Monthly Archives: August 2017

Sunday August 6, 2017

King-sized beds were invented for a reason. Our bedtime habits truly establish our tolerance threshold. If you are OK with your partner’s sack-time etiquette (or lack thereof)…then you might be destined for a long lasting relationship. If not, you are doomed. King-sized beds and separate bathrooms have been touted as saving graces. I wouldn’t have dreamed of separate bathrooms until this luxury presented itself in my most recent living space. Yes…give me a home where the buffalo roam, but make the privy a two-holer!
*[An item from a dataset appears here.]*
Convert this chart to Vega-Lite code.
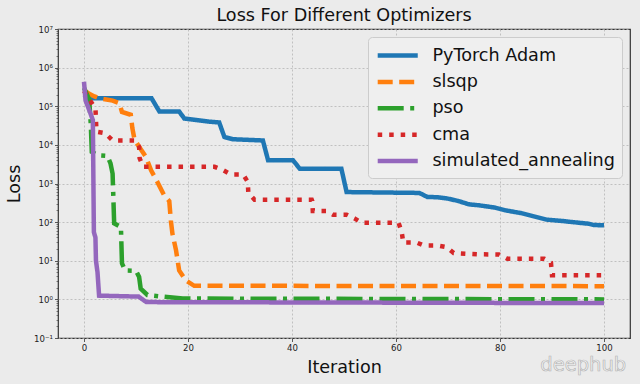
{
  "$schema": "https://vega.github.io/schema/vega-lite/v6.json",
  "autosize": {"type": "none"},
  "padding": {"left": 58, "top": 29, "right": 10, "bottom": 46},
  "width": 572,
  "height": 309,
  "background": "#ebebeb",
  "title": {"text": "Loss For Different Optimizers", "fontSize": 17.6, "font": "DejaVu Sans", "fontWeight": "normal", "color": "#111111", "anchor": "middle", "frame": "group", "offset": 5, "baseline": "alphabetic", "dy": 19},
  "config": {
    "view": {"stroke": "#333333", "strokeWidth": 1.2, "fill": "#ebebeb"},
    "font": "DejaVu Sans",
    "axis": {"domain": false, "labelFont": "DejaVu Sans", "titleFont": "DejaVu Sans", "labelFontSize": 8.6, "labelColor": "#222222", "tickColor": "#333333", "tickWidth": 0.8, "titleFontSize": 17.6, "titleFontWeight": "normal", "titleColor": "#111111", "gridColor": "#b5b5b5", "gridDash": [2, 2], "gridWidth": 0.8}
  },
  "datasets": {
    "loss": [
      {"opt": "PyTorch Adam", "it": 0, "loss": 200000},
      {"opt": "PyTorch Adam", "it": 1, "loss": 160000},
      {"opt": "PyTorch Adam", "it": 13, "loss": 160000},
      {"opt": "PyTorch Adam", "it": 14.5, "loss": 73000},
      {"opt": "PyTorch Adam", "it": 18.3, "loss": 73000},
      {"opt": "PyTorch Adam", "it": 19.3, "loss": 48000},
      {"opt": "PyTorch Adam", "it": 21.6, "loss": 44000},
      {"opt": "PyTorch Adam", "it": 24, "loss": 40000},
      {"opt": "PyTorch Adam", "it": 26, "loss": 38000},
      {"opt": "PyTorch Adam", "it": 27, "loss": 16000},
      {"opt": "PyTorch Adam", "it": 28.6, "loss": 14000},
      {"opt": "PyTorch Adam", "it": 34.4, "loss": 13000},
      {"opt": "PyTorch Adam", "it": 35.4, "loss": 4000},
      {"opt": "PyTorch Adam", "it": 40.2, "loss": 4000},
      {"opt": "PyTorch Adam", "it": 41.5, "loss": 2400},
      {"opt": "PyTorch Adam", "it": 49.5, "loss": 2400},
      {"opt": "PyTorch Adam", "it": 50.5, "loss": 600},
      {"opt": "PyTorch Adam", "it": 64.5, "loss": 570},
      {"opt": "PyTorch Adam", "it": 66, "loss": 450},
      {"opt": "PyTorch Adam", "it": 68, "loss": 440},
      {"opt": "PyTorch Adam", "it": 70, "loss": 406},
      {"opt": "PyTorch Adam", "it": 72, "loss": 352},
      {"opt": "PyTorch Adam", "it": 74, "loss": 289},
      {"opt": "PyTorch Adam", "it": 76, "loss": 272},
      {"opt": "PyTorch Adam", "it": 79, "loss": 238},
      {"opt": "PyTorch Adam", "it": 81, "loss": 202},
      {"opt": "PyTorch Adam", "it": 84, "loss": 172},
      {"opt": "PyTorch Adam", "it": 86.5, "loss": 141},
      {"opt": "PyTorch Adam", "it": 89, "loss": 116},
      {"opt": "PyTorch Adam", "it": 92, "loss": 107},
      {"opt": "PyTorch Adam", "it": 94, "loss": 100},
      {"opt": "PyTorch Adam", "it": 97, "loss": 91},
      {"opt": "PyTorch Adam", "it": 98, "loss": 84},
      {"opt": "PyTorch Adam", "it": 100, "loss": 83},

      {"opt": "slsqp", "it": 0, "loss": 260000},
      {"opt": "slsqp", "it": 1, "loss": 210000},
      {"opt": "slsqp", "it": 2, "loss": 180000},
      {"opt": "slsqp", "it": 3, "loss": 160000},
      {"opt": "slsqp", "it": 5.5, "loss": 140000},
      {"opt": "slsqp", "it": 6.8, "loss": 120000},
      {"opt": "slsqp", "it": 7.3, "loss": 71000},
      {"opt": "slsqp", "it": 9, "loss": 60000},
      {"opt": "slsqp", "it": 9.3, "loss": 27000},
      {"opt": "slsqp", "it": 9.7, "loss": 14000},
      {"opt": "slsqp", "it": 10.6, "loss": 8900},
      {"opt": "slsqp", "it": 11.9, "loss": 4900},
      {"opt": "slsqp", "it": 12.9, "loss": 2200},
      {"opt": "slsqp", "it": 14.1, "loss": 1100},
      {"opt": "slsqp", "it": 15.4, "loss": 500},
      {"opt": "slsqp", "it": 16.4, "loss": 350},
      {"opt": "slsqp", "it": 16.7, "loss": 110},
      {"opt": "slsqp", "it": 17, "loss": 51},
      {"opt": "slsqp", "it": 17.7, "loss": 18.6},
      {"opt": "slsqp", "it": 18.3, "loss": 5.6},
      {"opt": "slsqp", "it": 19.6, "loss": 3.1},
      {"opt": "slsqp", "it": 21.2, "loss": 2.25},
      {"opt": "slsqp", "it": 100, "loss": 2.2},

      {"opt": "pso", "it": 0, "loss": 300000},
      {"opt": "pso", "it": 1, "loss": 150000},
      {"opt": "pso", "it": 1.3, "loss": 35000},
      {"opt": "pso", "it": 1.5, "loss": 6600},
      {"opt": "pso", "it": 2.7, "loss": 5400},
      {"opt": "pso", "it": 4.5, "loss": 5200},
      {"opt": "pso", "it": 5.1, "loss": 3300},
      {"opt": "pso", "it": 5.5, "loss": 1800},
      {"opt": "pso", "it": 5.8, "loss": 93},
      {"opt": "pso", "it": 7.1, "loss": 75},
      {"opt": "pso", "it": 7.3, "loss": 8.6},
      {"opt": "pso", "it": 7.9, "loss": 5.6},
      {"opt": "pso", "it": 10, "loss": 5.5},
      {"opt": "pso", "it": 10.6, "loss": 3.8},
      {"opt": "pso", "it": 10.9, "loss": 1.9},
      {"opt": "pso", "it": 12.2, "loss": 1.3},
      {"opt": "pso", "it": 14.5, "loss": 1.2},
      {"opt": "pso", "it": 19, "loss": 1.05},
      {"opt": "pso", "it": 100, "loss": 1.0},

      {"opt": "cma", "it": 0, "loss": 250000},
      {"opt": "cma", "it": 1, "loss": 150000},
      {"opt": "cma", "it": 2.2, "loss": 90000},
      {"opt": "cma", "it": 2.4, "loss": 22000},
      {"opt": "cma", "it": 4.1, "loss": 20000},
      {"opt": "cma", "it": 5.5, "loss": 13000},
      {"opt": "cma", "it": 9.8, "loss": 13000},
      {"opt": "cma", "it": 10.6, "loss": 8900},
      {"opt": "cma", "it": 10.7, "loss": 4500},
      {"opt": "cma", "it": 11.4, "loss": 2700},
      {"opt": "cma", "it": 25.1, "loss": 2700},
      {"opt": "cma", "it": 26.8, "loss": 2200},
      {"opt": "cma", "it": 28.3, "loss": 1700},
      {"opt": "cma", "it": 30.6, "loss": 1700},
      {"opt": "cma", "it": 31.5, "loss": 1100},
      {"opt": "cma", "it": 31.6, "loss": 570},
      {"opt": "cma", "it": 32.8, "loss": 380},
      {"opt": "cma", "it": 43.8, "loss": 380},
      {"opt": "cma", "it": 43.9, "loss": 350},
      {"opt": "cma", "it": 44, "loss": 195},
      {"opt": "cma", "it": 46.6, "loss": 195},
      {"opt": "cma", "it": 47.9, "loss": 156},
      {"opt": "cma", "it": 50.5, "loss": 156},
      {"opt": "cma", "it": 52.1, "loss": 123},
      {"opt": "cma", "it": 53.4, "loss": 96},
      {"opt": "cma", "it": 60.5, "loss": 96},
      {"opt": "cma", "it": 61.1, "loss": 55},
      {"opt": "cma", "it": 61.4, "loss": 29.5},
      {"opt": "cma", "it": 64, "loss": 29.5},
      {"opt": "cma", "it": 65.3, "loss": 25},
      {"opt": "cma", "it": 67.9, "loss": 25},
      {"opt": "cma", "it": 69.7, "loss": 22.6},
      {"opt": "cma", "it": 71.1, "loss": 15.8},
      {"opt": "cma", "it": 75.6, "loss": 14.7},
      {"opt": "cma", "it": 79.8, "loss": 14.5},
      {"opt": "cma", "it": 81.4, "loss": 11.3},
      {"opt": "cma", "it": 88.5, "loss": 11.3},
      {"opt": "cma", "it": 89.8, "loss": 8.9},
      {"opt": "cma", "it": 90, "loss": 4.2},
      {"opt": "cma", "it": 100, "loss": 4.2},

      {"opt": "simulated_annealing", "it": 0, "loss": 430000},
      {"opt": "simulated_annealing", "it": 0.3, "loss": 140000},
      {"opt": "simulated_annealing", "it": 1, "loss": 80000},
      {"opt": "simulated_annealing", "it": 1.7, "loss": 44000},
      {"opt": "simulated_annealing", "it": 1.9, "loss": 55},
      {"opt": "simulated_annealing", "it": 2.2, "loss": 40},
      {"opt": "simulated_annealing", "it": 2.3, "loss": 10},
      {"opt": "simulated_annealing", "it": 2.6, "loss": 5},
      {"opt": "simulated_annealing", "it": 2.9, "loss": 1.25},
      {"opt": "simulated_annealing", "it": 10.5, "loss": 1.18},
      {"opt": "simulated_annealing", "it": 12, "loss": 0.85},
      {"opt": "simulated_annealing", "it": 100, "loss": 0.8}
    ]
  },
  "layer": [
    {
      "data": {"name": "loss"},
      "mark": {"type": "line", "strokeWidth": 4.5, "interpolate": "linear"},
      "encoding": {
        "x": {"field": "it", "type": "quantitative", "title": "Iteration",
              "scale": {"domain": [-5, 105], "nice": false, "zero": false},
              "axis": {"values": [0, 20, 40, 60, 80, 100], "tickSize": 3.5, "labelPadding": 2, "titlePadding": 6, "labelFlush": false}},
        "y": {"field": "loss", "type": "quantitative", "title": "Loss",
              "scale": {"type": "log", "domain": [0.1, 10000000], "nice": false},
              "axis": {
                "values": [0.1,0.2,0.3,0.4,0.5,0.6,0.7,0.8,0.9,1,2,3,4,5,6,7,8,9,10,20,30,40,50,60,70,80,90,100,200,300,400,500,600,700,800,900,1000,2000,3000,4000,5000,6000,7000,8000,9000,10000,20000,30000,40000,50000,60000,70000,80000,90000,100000,200000,300000,400000,500000,600000,700000,800000,900000,1000000,2000000,3000000,4000000,5000000,6000000,7000000,8000000,9000000,10000000],
                "labelExpr": "abs(log(datum.value)/LN10 - round(log(datum.value)/LN10)) < 1e-6 ? ['10⁻¹','10⁰','10¹','10²','10³','10⁴','10⁵','10⁶','10⁷'][round(log(datum.value)/LN10)+1] : ''",
                "labelOverlap": false,
                "labelBound": false,
                "labelPadding": 2,
                "titlePadding": 10,
                "tickSize": {"condition": {"test": "abs(log(datum.value)/LN10 - round(log(datum.value)/LN10)) < 1e-6", "value": 3.5}, "value": 2},
                "tickWidth": {"condition": {"test": "abs(log(datum.value)/LN10 - round(log(datum.value)/LN10)) < 1e-6", "value": 0.8}, "value": 0.6},
                "gridOpacity": {"condition": {"test": "abs(log(datum.value)/LN10 - round(log(datum.value)/LN10)) < 1e-6", "value": 1}, "value": 0}
              }},
        "color": {"field": "opt", "type": "nominal", "title": null,
                  "scale": {"domain": ["PyTorch Adam", "slsqp", "pso", "cma", "simulated_annealing"], "range": ["#1f77b4", "#ff7f0e", "#2ca02c", "#d62728", "#9467bd"]},
                  "legend": {"orient": "top-right", "offset": 8, "labelFontSize": 17.6, "labelFont": "DejaVu Sans", "labelColor": "#111111", "symbolType": "M-1,0H3.55", "symbolSize": 310, "symbolStrokeWidth": 4.5, "labelOffset": 34.4, "rowPadding": 5.4, "padding": 7, "fillColor": "#efefef", "strokeColor": "#cccccc", "cornerRadius": 4, "labelLimit": 400}},
        "strokeDash": {"field": "opt", "type": "nominal", "title": null,
                       "scale": {"domain": ["PyTorch Adam", "slsqp", "pso", "cma", "simulated_annealing"], "range": [[1, 0], [15, 6.5], [26, 6.5, 4, 6.5], [4.5, 7], [1, 0]]}}
      }
    },
    {
      "data": {"values": [{}]},
      "mark": {"type": "text", "text": "deephub", "fontSize": 19.5, "font": "DejaVu Sans", "fill": "#f6f6f6", "stroke": "#b5b5b5", "strokeWidth": 0.7, "align": "center", "baseline": "middle"},
      "encoding": {
        "x": {"datum": 96, "type": "quantitative"},
        "y": {"datum": 0.0195, "type": "quantitative"}
      }
    }
  ]
}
The strip you see here was inspired by a friend of mine. He once complained to me about his wife’s ability to swipe all the blankets in her sleep: she would roll toward him, tucking the blanket under her side. Then she would clutch the top of the remaining blanket and roll the other way, pulling everything with her. He called it "The Russell roll." (Russell is her maiden name). I thought it would make a great strip…but this is how the muse made it turn out.

Monday August 7, 2017

This didn’t happen, of course, but as Farley Mowat liked to say, "If it didn’t happen, it should have." The buildings at Camp Tillicum were old and in need of repairs, but nothing like this! Kids scoured the walls for knotholes hoping to see into the showers, and when none existed, stories were told anyway. I couldn’t help being a bit jealous of my kids’ camping days at Tillicum. This was a place where great memories–true and false, could be made.

Tuesday August 8, 2017

Because the Patterson house was a combination of two houses I had lived in, it was a real challenge when it came to renovating. The real house on which this aspect of the cartoon house was based had a bedroom on this side, and there was no room for an addition anyway. My head sometimes spun with the decisions I made, and the storylines I fabricated.

Sunday August 13, 2017

I have had yard sales. I have helped with yard sales. I now know they are far more trouble than they are worth. Still, the fun factor makes them a good idea anyway. One year, I joined the "5-Mile yard sale"; an event, that happened every three years or so on the 5-mile stretch of Macpherson Drive in Corbeil, Ontario. The word would go out and everyone on this country road would bring their stuff to the end of their driveway. This made for a great 5-mile walk as we perused each other’s cast-off clothing, kitchen gadgets, car parts, and other effluvia. I had my own pile of junk to sell, and found myself rooted to my post. When I told my kids they could keep what they earned by selling their unwanted toys, they volunteered to take over while I bumbled off down the road in search of treasure.

I came home with a purse. When my husband saw the purse he laughed. He said all we were doing that day was exchanging junk! This was true. I told him that on my hike down the road, I had seen an old blue tractor for sale. He lit up. A few minutes later, he came back on the tractor as happy as a clam. I asked what he was going to do with a tractor. We had property, but weren’t farming or mowing it. He didn’t know. The thing is…he had always wanted to own a tractor. The moral of this story is: if your husband buys a tractor (that he doesn’t need) at a yard sale, you are free to buy whatever you darn well please from then on. A short while later, I came home with a puppy. Game on!

Wednesday August 16, 2017

This is me at the age of 9 or 10. I was the class clown. I remember a teacher using that old cliché: "We’re not laughing at you, we’re laughing with you." and I wanted to say, "No! I want you to laugh AT me!" I often thought kids hung with me because I was the one most likely to take a dare, break the rules, and get myself in trouble. I guess I was. It was a way to be where the action was!

Sunday August 27, 2017

Occasionally, I would use the strip for a personal rant. I got my point across to my family in a way that was, perhaps, more palatable than the real thing. Not to say that I didn’t rant about this for real. I did. The best part of putting real feelings out there…was the response I got from readers who said how true it was. Some said they had given this strip to the guilty parties to show their frustration. I had put their and my feelings in print. Somehow, seeing a situation on the comics page legitimized it.

Thursday August 31, 2017

I remember so clearly moving from Ridgeway Elementary School to Sutherland Senior Secondary. The girls were all beginning to mature. Our bodies were changing faster than the boys’ were, and suddenly our bodies were on display. This was my impression anyway. We had gone from being almost unisex beings–bumping into each other and roughhousing without too much interest in shape or size, to being physically checked out. Checked out, as in what are you wearing under what you are wearing? It wasn’t just the boys checking out the girls, it was everyone checking out everyone else. We were all changing and we wanted to know who was in the lead and who was lagging.